There's 100 million users, each performing 100 edits per day => 10B edits per day. The back of the envelope math might seem grueling, but it's really important to make sure we choose the right solutions to scale the system. Thanks for watching, and for the feedback!

@vinaychavadi7411 6 ай бұрын

@@interviewpen DAU is 1 million users, 100 edits per day per user => 100 Million edits perday.

@sagarmantri4743 6 ай бұрын

At 28:39, the calculation of IOPS is seems wrong. (1M)(100)/86900 => 115000/sec? It should be roughly 1e6 * 100 / 1e5 = 1000/sec, am I missing something?

@interviewpen 6 ай бұрын

Yes, you're right. Should've been 1150, not 115000. Good catch :)

@nvskiran 9 ай бұрын

S3 already provides option to upload in chunks. Why are you not using that?

@interviewpen 9 ай бұрын

Yes, manually chunking our files gives us some more control (especially around updating pieces of the file), but multipart uploads could certainly work in this same design. Thanks for watching!

@ashiquehoque762 Жыл бұрын

Could you please share "how QR CODE WORKS?"

@interviewpen Жыл бұрын

Thanks for watching! We'll add that to the list of things to cover. But from a basic perspective, a QR code reader looks for predefined patterns in the image; then it reads the black/white squares in a specific order. Each square is read as a bit, 1 or 0, and all together they form a binary representation of a URL or other message.

@vinayak6564 15 күн бұрын

I feel it doesn't make sense to put chunks in queue, direct client having access to a messaging-queue-system is not practically good idea from security perspective. Also it doesn't reduce load anyhow as messaging queues also need to be scaled if not injestion servers, so it is just adding extra layer just for the sake of adding. Correct me if I am wrong.

@vinayak6564 15 күн бұрын

Only messaging queue for notification service makes sense.
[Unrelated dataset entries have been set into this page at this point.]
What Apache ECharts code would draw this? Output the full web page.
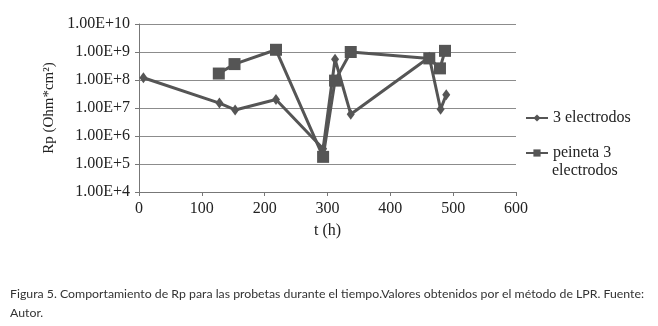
<!DOCTYPE html>
<html>
<head>
<meta charset="utf-8">
<script src="https://cdn.jsdelivr.net/npm/echarts@6/dist/echarts.min.js"></script>
<style>
  html, body { margin: 0; padding: 0; background: #fff; }
  #chart { width: 658px; height: 326px; }
</style>
</head>
<body>
<div id="chart"></div>
<script>
// datos
var tresElectrodosT = [7, 128, 153, 218, 293, 312, 337, 462, 480, 489];
var tresElectrodosRp = [1.2e8, 1.5e7, 8.5e6, 2.0e7, 3.5e5, 5.5e8, 6.0e6, 6.5e8, 9.0e6, 3.0e7];
var peinetaT = [127, 152, 218, 293, 312, 337, 462, 479, 487];
var peinetaRp = [1.7e8, 3.7e8, 1.2e9, 1.8e5, 9.5e7, 1.0e9, 5.9e8, 2.6e8, 1.1e9];
var xTicks = [0, 100, 200, 300, 400, 500, 600];
var yTicks = [1e4, 1e5, 1e6, 1e7, 1e8, 1e9, 1e10];

function pares(t, v) {
  var out = [];
  for (var i = 0; i < t.length; i++) out.push([t[i], v[i]]);
  return out;
}

var chart = echarts.init(document.getElementById('chart'));
var serif = '"Liberation Serif", "Times New Roman", serif';
var gris = '#555555';

var option = {
  animation: false,
  grid: { left: 139, right: 142, top: 24, bottom: 134 },
  xAxis: {
    type: 'value',
    min: xTicks[0],
    max: xTicks[xTicks.length - 1],
    interval: 100,
    name: 't (h)',
    nameLocation: 'middle',
    nameGap: 31,
    nameTextStyle: { fontFamily: serif, fontSize: 16, color: '#222' },
    axisLine: { lineStyle: { color: '#777', width: 1 } },
    axisTick: { show: true, length: 4, lineStyle: { color: '#777' } },
    axisLabel: { fontFamily: serif, fontSize: 16, color: '#222', margin: 9 },
    splitLine: { show: false }
  },
  yAxis: {
    type: 'log',
    logBase: 10,
    min: yTicks[0],
    max: yTicks[yTicks.length - 1],
    name: 'Rp (Ohm*cm²)',
    nameLocation: 'middle',
    nameGap: 76,
    nameTextStyle: { fontFamily: serif, fontSize: 15, color: '#222' },
    axisLine: { show: true, lineStyle: { color: '#777', width: 1 } },
    axisTick: { show: true, length: 4, lineStyle: { color: '#777' } },
    axisLabel: {
      fontFamily: serif, fontSize: 16, color: '#222', margin: 9,
      formatter: function (v) { return v.toExponential(2).toUpperCase(); }
    },
    splitLine: { show: true, lineStyle: { color: '#8c8c8c', width: 1 } }
  },
  legend: [
    {
      left: 520, top: 105, orient: 'vertical',
      itemWidth: 22, itemHeight: 9,
      textStyle: { fontFamily: serif, fontSize: 16, color: '#222' },
      data: ['3 electrodos']
    },
    {
      left: 520, top: 140, orient: 'vertical',
      itemWidth: 22, itemHeight: 9,
      textStyle: { fontFamily: serif, fontSize: 16, color: '#222' },
      formatter: function () { return 'peineta 3'; },
      data: ['peineta 3 electrodos']
    }
  ],
  series: [
    {
      name: '3 electrodos',
      type: 'line',
      data: pares(tresElectrodosT, tresElectrodosRp),
      symbol: 'diamond',
      symbolSize: [8, 11],
      lineStyle: { color: gris, width: 3 },
      itemStyle: { color: gris }
    },
    {
      name: 'peineta 3 electrodos',
      type: 'line',
      data: pares(peinetaT, peinetaRp),
      symbol: 'rect',
      symbolSize: 12,
      lineStyle: { color: gris, width: 3 },
      itemStyle: { color: gris }
    }
  ],
  graphic: [
    {
      type: 'text', left: 552, top: 163,
      style: { text: 'electrodos', font: '16px "Liberation Serif", serif', fill: '#222' }
    },
    {
      type: 'text', left: 10, top: 288,
      style: {
        text: 'Figura 5. Comportamiento de Rp para las probetas durante el tiempo.Valores obtenidos por el método de LPR. Fuente:',
        font: '12.3px Lato, "Noto Sans", sans-serif', fill: '#333'
      }
    },
    {
      type: 'text', left: 10, top: 307,
      style: { text: 'Autor.', font: '12.3px Lato, "Noto Sans", sans-serif', fill: '#333' }
    }
  ]
};

chart.setOption(option);
</script>
</body>
</html>
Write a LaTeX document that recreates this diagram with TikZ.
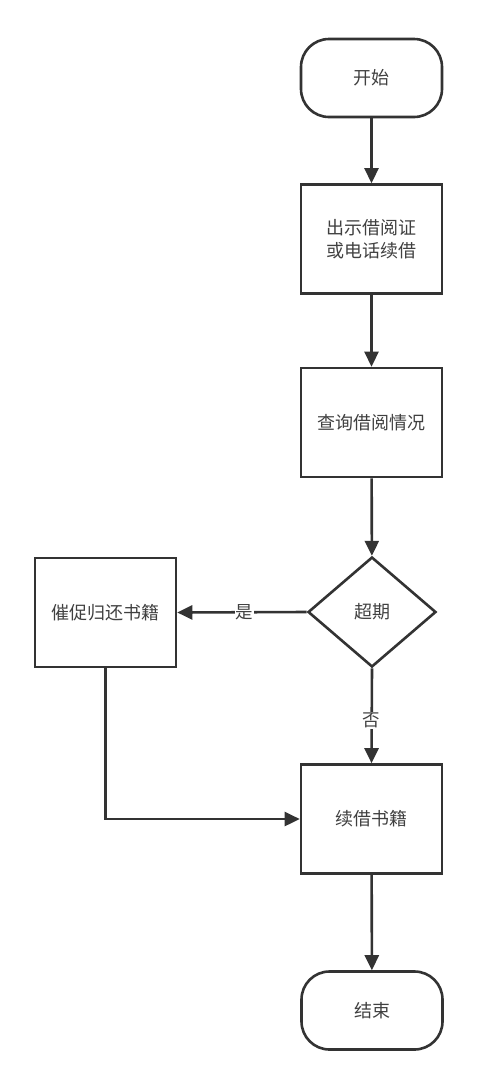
\documentclass[tikz,border=0pt]{standalone}
\usepackage{fontspec}
\newfontfamily\cjk{Noto Sans CJK SC}
\usetikzlibrary{arrows.meta,shapes.geometric,calc}
\definecolor{ink}{HTML}{333333}
\definecolor{txt}{HTML}{404040}
\begin{document}
\begin{tikzpicture}[x=1pt,y=1pt,
  base/.style={draw=ink,line width=2.6pt,font=\cjk\fontsize{18}{23}\selectfont,text=txt,align=center,inner sep=0pt},
  term/.style={base,rounded corners=28pt,minimum width=141pt,minimum height=78pt},
  proc/.style={base,minimum width=141pt,minimum height=109pt},
  dec/.style={base,diamond,shape aspect=1.16,minimum width=128pt,minimum height=110pt},
  conn/.style={draw=ink,line width=2.6pt,-{Triangle[length=15pt,width=14pt]}},
  lab/.style={fill=white,font=\cjk\fontsize{17.5}{20}\selectfont,text=txt,inner sep=1pt}]
\useasboundingbox (0,0) rectangle (477,-1090);
\node[term] (start) at (371.5,-78) {开始};
\node[proc] (b1) at (371.5,-239) {出示借阅证\\或电话续借};
\node[proc] (b2) at (371.5,-422.5) {查询借阅情况};
\node[dec] (dia) at (372,-612) {超期};
\node[proc] (left) at (105.5,-612.5) {催促归还书籍};
\node[proc] (b3) at (371.5,-819) {续借书籍};
\node[term] (end) at (372,-1010.5) {结束};
\coordinate (corner) at (left.south |- b3.west);
\draw[conn] (start) -- (b1);
\draw[conn] (b1) -- (b2);
\draw[conn] (b2) -- (dia);
\draw[conn] (dia.west) -- node[lab,pos=0.48] (yes) {是} (left.east);
\draw[conn] (dia.south) -- node[lab,pos=0.55] (no) {否} (b3.north);
\draw[conn] (left.south) -- (corner) -- (b3.west);
\draw[conn] (b3) -- (end);
\end{tikzpicture}
\end{document}
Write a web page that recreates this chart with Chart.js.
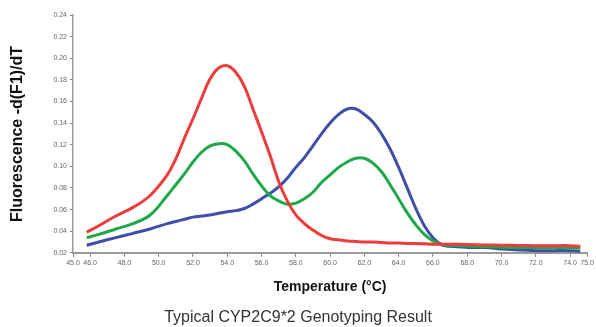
<!DOCTYPE html>
<html>
<head>
<meta charset="utf-8">
<script src="https://cdn.jsdelivr.net/npm/chart.js@4.4.0/dist/chart.umd.min.js"></script>
<style>
  html, body { margin: 0; padding: 0; background: #fff; }
  #wrap { width: 596px; height: 327px; }
</style>
</head>
<body>
<div id="wrap"><canvas id="meltChart"></canvas></div>
<script>
// temperatures (°C) shared by the three melt curves
var temps = [45.8, 46.5, 47.5, 48.5, 49.5, 50.5, 51.0, 51.5, 52.0, 52.5, 53.0, 53.5, 54.0, 54.5, 55.0, 55.5,
  56.0, 56.5, 57.0, 57.5, 58.0, 58.5, 59.0, 59.5, 60.0, 60.5, 61.0, 61.5, 62.0, 62.5, 63.0, 63.5,
  64.0, 64.5, 65.0, 65.5, 66.0, 66.5, 67.0, 68.0, 69.0, 70.0, 71.0, 72.0, 73.0, 74.0, 74.6];

// -d(F1)/dT values
var redValues = [0.039, 0.045, 0.054, 0.062, 0.073, 0.092, 0.107, 0.126, 0.144, 0.163, 0.181, 0.191, 0.193, 0.187, 0.174, 0.153,
  0.132, 0.110, 0.086, 0.068, 0.055, 0.047, 0.041, 0.036, 0.033, 0.032, 0.031, 0.0305, 0.030, 0.030, 0.0295, 0.029,
  0.029, 0.0287, 0.0285, 0.0283, 0.028, 0.028, 0.028, 0.0277, 0.0273, 0.027, 0.0268, 0.0266, 0.0266, 0.0266, 0.026];
var greenValues = [0.034, 0.037, 0.042, 0.047, 0.055, 0.073, 0.083, 0.093, 0.104, 0.113, 0.119, 0.121, 0.120, 0.114, 0.105, 0.093,
  0.082, 0.073, 0.068, 0.065, 0.066, 0.070, 0.076, 0.085, 0.092, 0.099, 0.104, 0.1075, 0.1075, 0.103, 0.095, 0.083,
  0.070, 0.057, 0.046, 0.037, 0.031, 0.0275, 0.027, 0.0262, 0.0258, 0.0252, 0.025, 0.025, 0.0248, 0.0246, 0.0245];
var blueValues = [0.027, 0.030, 0.034, 0.038, 0.042, 0.047, 0.049, 0.051, 0.053, 0.054, 0.055, 0.0565, 0.058, 0.059, 0.061, 0.065,
  0.070, 0.075, 0.081, 0.089, 0.099, 0.108, 0.119, 0.130, 0.140, 0.148, 0.153, 0.153, 0.148, 0.141, 0.130, 0.116,
  0.099, 0.080, 0.061, 0.045, 0.034, 0.0275, 0.026, 0.025, 0.0248, 0.0235, 0.0225, 0.022, 0.022, 0.022, 0.0215];

// x axis tick labels
var xTicks = [45, 46, 48, 50, 52, 54, 56, 58, 60, 62, 64, 66, 68, 70, 72, 74, 75];

function toPoints(values) {
  return temps.map(function(t, i) { return { x: t, y: values[i] }; });
}

function curve(values, color) {
  return {
    data: toPoints(values),
    borderColor: color,
    borderWidth: 3,
    pointRadius: 0,
    fill: false,
    tension: 0.4
  };
}

var ctx = document.getElementById('meltChart').getContext('2d');
var myChart = new Chart(ctx, {
  type: 'line',
  data: {
    datasets: [
      curve(redValues, '#ee3b3b'),
      curve(greenValues, '#1ea84a'),
      curve(blueValues, '#3f4ea6')
    ]
  },
  options: {
    responsive: true,
    maintainAspectRatio: false,
    animation: false,
    layout: { padding: { top: 15, right: 0, left: 0, bottom: 0 } },
    plugins: {
      legend: { display: false },
      tooltip: { enabled: false },
      title: {
        display: true,
        position: 'bottom',
        text: 'Typical CYP2C9*2 Genotyping Result',
        color: '#333',
        font: { family: 'Liberation Sans, Arial', size: 16, weight: 'normal' },
        padding: { top: 0, bottom: 0 }
      }
    },
    scales: {
      x: {
        type: 'linear',
        min: 45,
        max: 75,
        afterBuildTicks: function(scale) {
          scale.ticks = xTicks.map(function(v) { return { value: v }; });
        },
        afterFit: function(scale) { scale.height = 55; },
        ticks: {
          autoSkip: false,
          maxRotation: 0,
          padding: 2,
          color: '#666',
          font: { family: 'Liberation Sans, Arial', size: 7 },
          callback: function(v) { return Number(v).toFixed(1); }
        },
        grid: { drawOnChartArea: false, drawTicks: true, tickLength: 4, color: '#888' },
        border: { display: true, color: '#9a9a9a', width: 2 },
        title: {
          display: true,
          text: 'Temperature (°C)',
          color: '#111',
          font: { family: 'Liberation Sans, Arial', size: 14, weight: 'bold' },
          padding: { top: 0, bottom: 12 }
        }
      },
      y: {
        min: 0.02,
        max: 0.24,
        afterFit: function(scale) { scale.width = 73; },
        ticks: {
          stepSize: 0.02,
          padding: 3,
          color: '#666',
          font: { family: 'Liberation Sans, Arial', size: 7 },
          callback: function(v) { return Number(v).toFixed(2); }
        },
        grid: { drawOnChartArea: false, drawTicks: true, tickLength: 3, color: '#888' },
        border: { display: true, color: '#9a9a9a', width: 1.5 },
        title: {
          display: true,
          text: 'Fluorescence -d(F1)/dT',
          color: '#111',
          font: { family: 'Liberation Sans, Arial', size: 16, weight: 'bold' },
          padding: { top: 8, bottom: 0 }
        }
      }
    }
  }
});
</script>
</body>
</html>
@interviewpen 15 күн бұрын

The idea behind this was that if there are bursts of load, it wouldn't slow down users uploading their data. But I fully agree with you that it doesn't make sense for a client to have direct access, so it's not a very useful solution in this case. A better solution might be to use a tiered storage system behind our BLOB store which can provide very fast reads and writes for frequently accessed data while moving older data to cheaper storage mediums. Thanks for watching!

@vinayak6564 15 күн бұрын

@@interviewpen Thanks for the prompt response and answer! Great content btw finished watching blob storage system design after this.

@zuowang5185 Ай бұрын

Is this prep for a new grad level?

@interviewpen Ай бұрын

System design questions are more likely to be asked for more senior level interviews, but companies are more and more starting to ask these types of questions in more junior roles as well! Either way, it's a good idea to have some understanding of these concepts for any role.

@pradgarimella Ай бұрын

Too much emphasis on calculations. In a real system design interview , candidates will spend 2 mins max on calculations. Anything more you are screwed

@interviewpen Ай бұрын

I don’t agree-one of the most important parts of the system design interview is showing that you can translate product requirements into a solution that fits the use case. This means understanding the load that will be placed on each part of the system. Thanks for watching!